Proposed US law regarding cannabis businesses

The McClintock–Polis Amendment was a proposal to forbid federal prosecution of state-legal cannabis businesses in compliance with their state's laws, sponsored by Tom McClintock and Jared Polis in the US House of Representatives. Its third introduction followed rescission of the Cole Memorandum by the incoming United States Attorney General in January 2018. The amendment would replace administrative protections of the Cole Memorandum with legislative ones parallel to the provisions of the Rohrabacher–Farr amendment for medical marijuana. The measure was voted down in 2016, 222 to 206. It would have been the first time such legislation was passed in U.S. Congress.

It was reintroduced in 2019 as the Blumenauer–McClintock–Norton Amendment with new sponsors including Earl Blumenauer, and passed 267–165, but not ratified by the U.S. Senate. In 2020, the Blumenauer–McClintock–Norton–Lee Amendment with new sponsor Barbara Lee passed 254–163 in the House and met the same fate in the Senate.

==Background==

Prohibition of cannabis in every part of the United States, which dated to the 1930s, began to be rolled back by U.S. states independent of the federal government in with the first wave of decriminalization in the 1970s. In 1996, California voters approved medical cannabis, and by the 2010s, medical cannabis was legalized by several states. Adult use was first legalized by Colorado and Washington in 2012.

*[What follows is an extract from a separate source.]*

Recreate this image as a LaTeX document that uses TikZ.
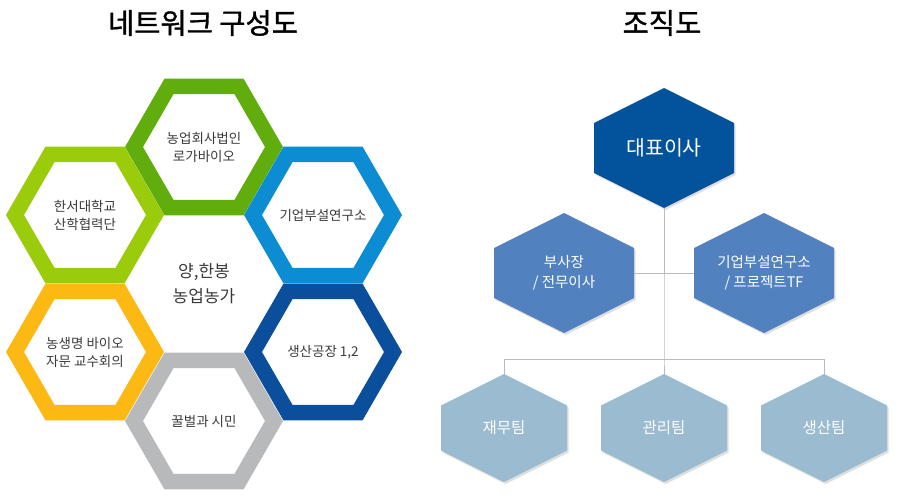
\documentclass[tikz,border=0pt]{standalone}
\usepackage{fontspec}
\setmainfont{Noto Sans CJK KR}
\newfontfamily\titlefont[FakeBold=1.2]{Noto Sans CJK KR}
\usetikzlibrary{calc}
\definecolor{gDark}{HTML}{60AD0D}
\definecolor{gLight}{HTML}{9ACC0C}
\definecolor{bLight}{HTML}{0C8CD3}
\definecolor{yOr}{HTML}{FCB813}
\definecolor{bDark}{HTML}{0B4F9C}
\definecolor{grRing}{HTML}{B7B9BB}
\definecolor{ceoC}{HTML}{03539C}
\definecolor{midC}{HTML}{5181BE}
\definecolor{teamC}{HTML}{9BBBD1}
\definecolor{lineC}{HTML}{BBBBBB}
\definecolor{txtC}{HTML}{3A3A3A}
\tikzset{
  ringtext/.style={text=txtC, font=\fontsize{13.5}{18}\selectfont, align=center, inner sep=0pt},
  centertext/.style={text=txtC, font=\fontsize{17}{25}\selectfont, align=center, inner sep=0pt},
  titletext/.style={text=black, font=\titlefont\fontsize{28.5}{34}\selectfont, inner sep=0pt},
  orgtext/.style={text=white, align=center, inner sep=0pt},
  conn/.style={draw=lineC, line width=1pt},
}
% ring: center, color
\newcommand\hexring[2]{%
  \fill[#2, even odd rule, shift={#1}]
    (0:79) -- (60:79) -- (120:79) -- (180:79) -- (240:79) -- (300:79) -- cycle
    (0:61) -- (60:61) -- (120:61) -- (180:61) -- (240:61) -- (300:61) -- cycle;}
% org hexagon: name, cx, cy, half width, half height, color
\newcommand\orghex[6]{%
  \pgfmathsetmacro\hs{#4/2}%
  \fill[black, opacity=0.13, shift={(#2+1.5,#3+2)}]
    (0,-#5) -- (#4,-#5+\hs) -- (#4,#5-\hs) -- (0,#5) -- (-#4,#5-\hs) -- (-#4,-#5+\hs) -- cycle;
  \fill[#6, shift={(#2,#3)}]
    (0,-#5) -- (#4,-#5+\hs) -- (#4,#5-\hs) -- (0,#5) -- (-#4,#5-\hs) -- (-#4,-#5+\hs) -- cycle;
  \coordinate (#1-t) at (#2,#3-#5);
  \coordinate (#1-b) at (#2,#3+#5);
  \coordinate (#1-l) at (#2-#4,#3);
  \coordinate (#1-r) at (#2+#4,#3);}
\begin{document}
\begin{tikzpicture}[x=1pt,y=-1pt]
\useasboundingbox (0,0) rectangle (900,500);
% titles
\node[titletext] (title1) at (203,23) {네트워크 구성도};
\node[titletext] (title2) at (662,23) {조직도};
% honeycomb
\hexring{(204,147)}{gDark}
\hexring{(85,215)}{gLight}
\hexring{(323,215)}{bLight}
\hexring{(85,352)}{yOr}
\hexring{(323,352)}{bDark}
\hexring{(204,421)}{grRing}
\node[ringtext] (corp) at (204,147) {농업회사법인\\로가바이오};
\node[ringtext] (univ) at (85,215) {한서대학교\\산학협력단};
\node[ringtext] (lab) at (323,215) {기업부설연구소};
\node[ringtext] (bio) at (85,352) {농생명 바이오\\자문 교수회의};
\node[ringtext] (plant) at (323,352) {생산공장 1,2};
\node[ringtext] (bee) at (204,421) {꿀벌과 시민};
\node[centertext] (farm) at (204,284) {양,한봉\\농업농가};
% org chart
\coordinate (bus) at (664,359);
\orghex{ceo}{664}{148}{70}{60}{ceoC}
\orghex{vp}{564}{273}{70}{60}{midC}
\orghex{rnd}{764}{273}{70}{60}{midC}
\orghex{fin}{504}{428}{63}{54}{teamC}
\orghex{mgmt}{664}{428}{63}{54}{teamC}
\orghex{prod}{824}{428}{63}{54}{teamC}
\draw[conn] (ceo-b) -- (vp-r -| ceo-b);
\draw[conn] (vp-r) -- (rnd-l);
\draw[conn] (vp-r -| ceo-b) -- (bus) -- (mgmt-t);
\draw[conn] (fin-t) -- (fin-t |- bus) -- (prod-t |- bus) -- (prod-t);
\node[orgtext, font=\fontsize{20.5}{26}\selectfont] (ceo) at (664,148) {대표이사};
\node[orgtext, font=\fontsize{14.5}{20}\selectfont] (vp) at (564,273) {부사장\\/ 전무이사};
\node[orgtext, font=\fontsize{14.5}{20}\selectfont] (rnd) at (764,273) {기업부설연구소\\/ 프로젝트TF};
\node[orgtext, font=\fontsize{15.5}{20}\selectfont] (fin) at (504,428) {재무팀};
\node[orgtext, font=\fontsize{15.5}{20}\selectfont] (mgmt) at (664,428) {관리팀};
\node[orgtext, font=\fontsize{15.5}{20}\selectfont] (prod) at (824,428) {생산팀};
\end{tikzpicture}
\end{document}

The U.S. Congressional Research Service has stated that "limiting federal marijuana regulation through means such as appropriations provisions" is a way to relieve the contradictory legality of cannabis according to state and federal law.

==Proposed amendment==
"The McClintock amendment introduced in 2015 would have protected all recreational marijuana programs in states like Colorado—a full step beyond Rohrabacher–Farr, which protects only medical marijuana programs." A substantially similar or identically worded amendment was introduced by the same sponsors in 2017. The 2017 introduction during the first Trump administration came due to "fear the Trump administration could take a more aggressive approach to enforcing the federal ban on marijuana" and was considered by advocacy group National Organization for the Reform of Marijuana Laws "especially important with [prohibitionist] Jeff Sessions as Attorney General".

==Opposition==
Notable opposition to the 2015 amendment came from John Fleming and, according to Rockefeller Institute of Government, many of the votes against the 2018 amendment were because congressmen feared the House Rules Committee, chaired by Texas Republican Pete Sessions, an opponent of legalization.

==Impact==
A story covering the amendment was one of Denver Posts top 10 most popular stories of 2018.